While the debate and data still churn, the unexpected finding of phosphine offered enough intrigue and wonder to change the tide of opinions and interest in our sister planet. Venus has been considered the forgotten planet, as it has been 30 years since NASA has sent a space mission to Venus, but that is about to change. At least six spacecraft are scheduled to visit Venus in the next ten years, including two NASA missions that could launch as early as 2028: DAVINCI will explore Venus' atmosphere and VERITAS will use radar to map Venus’ surface. India’s Shukrayaan-1 is scheduled to launch as soon as 2024 and will include an instrument that will be able to detect phosphine. A private company, Rocket Lab is hoping to send their own spacecraft to hunt for the source of phosphine in Venus’ atmosphere.

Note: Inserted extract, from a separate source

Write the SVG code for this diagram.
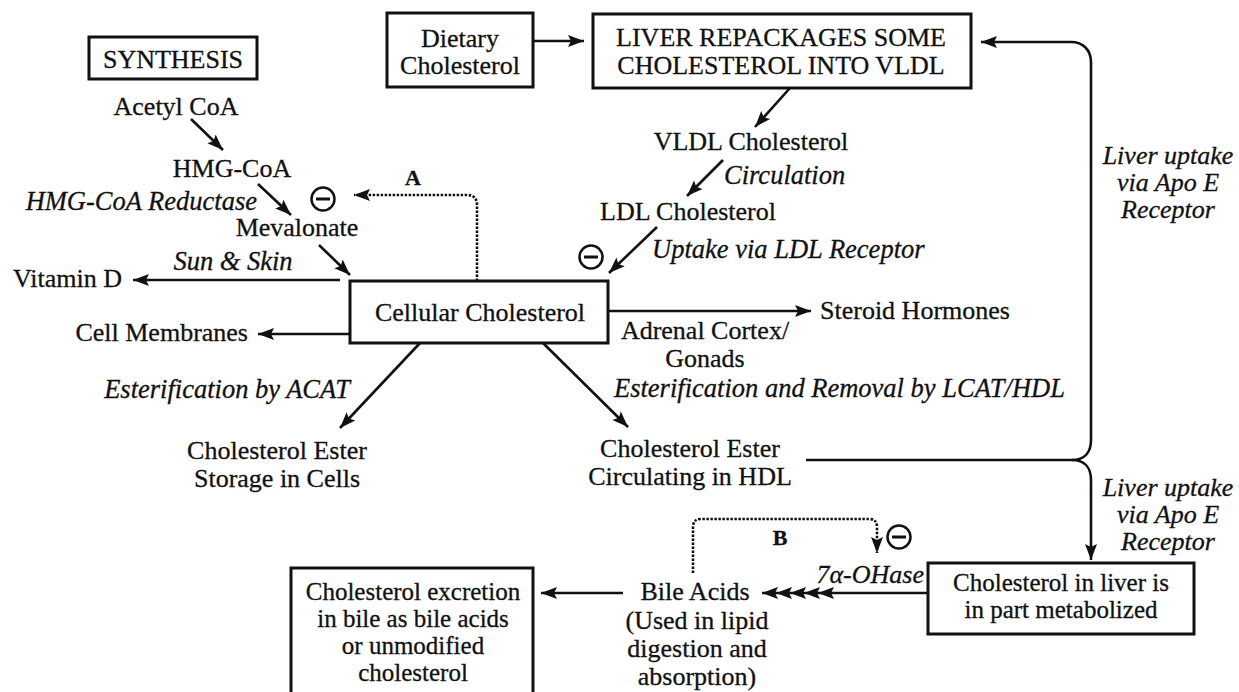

“An open science approach led to many new connections and colleagues,” Greaves said in her AAS lecture. “The phosphine project has stimulated curiosity about our neighbor planet. Venus is a planet we can benchmark as we work towards understanding a myriad of worlds.”
However the phosphine story eventually turns out, the road to its understanding tells the tale of the scientific method; about the collaboration of different fields and instruments that are required to address a problem, and the messy human interactions that are inevitably part of science.
How does Greaves hope the phosphine story turns out?
“I think I’d love for it to turn out to be life,” she said in response to a question after her lecture, “but what we really need is more and varied observations. In the end, I’d just be happy that we added something to the knowledge about Venus.”